All of a sudden Spirit Tracks is all over the place after not having a single update at all...GameInformer said:Throughout the Zelda series, a huge cast of characters has assisted Link on his quests. From the old man lending him a sword at the beginning of his first adventure to Navi, Midna, Tingle, Gorons, and Zoras in the later 3D titles, he’s had no shortage of companions. However, he’s never had a true partner by his side throughout an entire quest. Fans got a taste of Link and Zelda’s partnership while escaping the sewers in Link to the Past and the castle in Ocarina of Time, but Spirit Tracks marks the first time the princess tags along for the entire experience.
Those who played the game at E3 had a chance to check out a segment featuring Link ordering a “phantom” around, using him to distract guards and the like. What was never explained was why exactly the phantom is helping you out. During our recent visit to Nintendo in Seattle, the company unveiled the story elements leading to this gameplay mechanic.

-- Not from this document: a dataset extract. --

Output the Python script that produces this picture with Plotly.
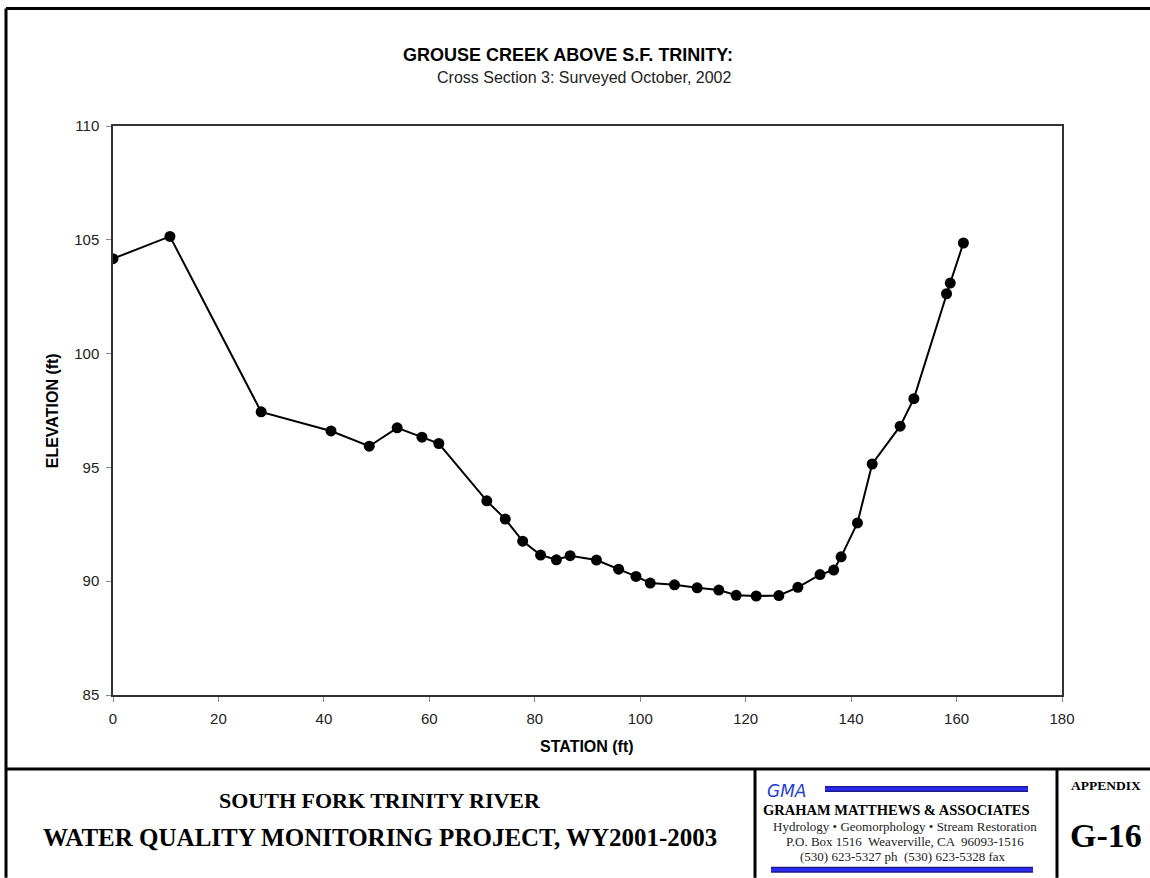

Early in the game, Link is on the way to his graduation ceremony to become an engineer. He’s scheduled to receive his license from Princess Zelda herself, but it’s in danger of being rendered useless thanks to Hyrule’s mysteriously disappearing Spirit Tracks. Strange storms are forming around the Tower of Spirits, the hub of all of Hyrule’s tracks. As the tower itself falls apart and strangely reassembles out of balance, an ominous train appears from the clouds. Chancellor Cole, an odd little man with two green top hats, steps out and reveals that he’s actually a horned demon with sinister intentions. He uses his power to knock Zelda out, hitting her so hard that her spirit separates from her body.
Cole kidnaps Zelda’s physical body, but her spirit form remains with Link for the rest of the adventure. She acts as a guide in the same fashion that Link’s faeries have in the past, but she’ll have far more impact on the gameplay than his former partners. Early in the game, she inhabits the body of the phantom seen in the E3 demo. The player can switch back and forth between the characters easily, controlling Link in the same fashion as in Phantom Hourglass (although the roll has thankfully been re-mapped to a double-tap of the stylus). When you switch to Zelda, it’s a matter of drawing a path for her to follow. She’ll attack enemies, distract guards, and interact with objects.
These segments feel less like an extended escort mission and more like a cooperative one-player experience. Utilizing both Link and Zelda is crucial in the Tower of Spirits. You don’t control both characters throughout the entire experience; she only inhabits the phantom in certain areas. Dungeons are more of a traditional Zelda experience, with Link handling all the combat and puzzles. In these areas, the princess operates as a guide for the player rather than a controllable partner.
One of the primary complaints of Phantom Hourglass involved the repetitive Temple of the Ocean King segments that players were constantly forced to revisit. Spirit Tracks has similar areas in the Tower of Spirits, but their focus is more on progression than repetition. Fighting through each floor over and over isn’t required as you reassemble the tower; instead you go directly to the newly restored floor without trudging through those below it.
While Zelda’s involvement in Spirit Tracks brings a new element to the series’ standard gameplay, it’s still filled with old trademarks. Dungeons still involve collecting keys and items, grabbing the Big Key, and using your newly acquired weapon to take out the boss. We played through the Forest Temple, which is where Link receives the Whirlwind item. By aiming it and blowing into the microphone, you can clear clouds of poison gas and affect certain enemies.
Link’s quest to restore the Spirit Tracks is looking like a worthy and exciting addition to the Zelda series, introducing plenty of new elements while not straying too far from what made the franchise so beloved.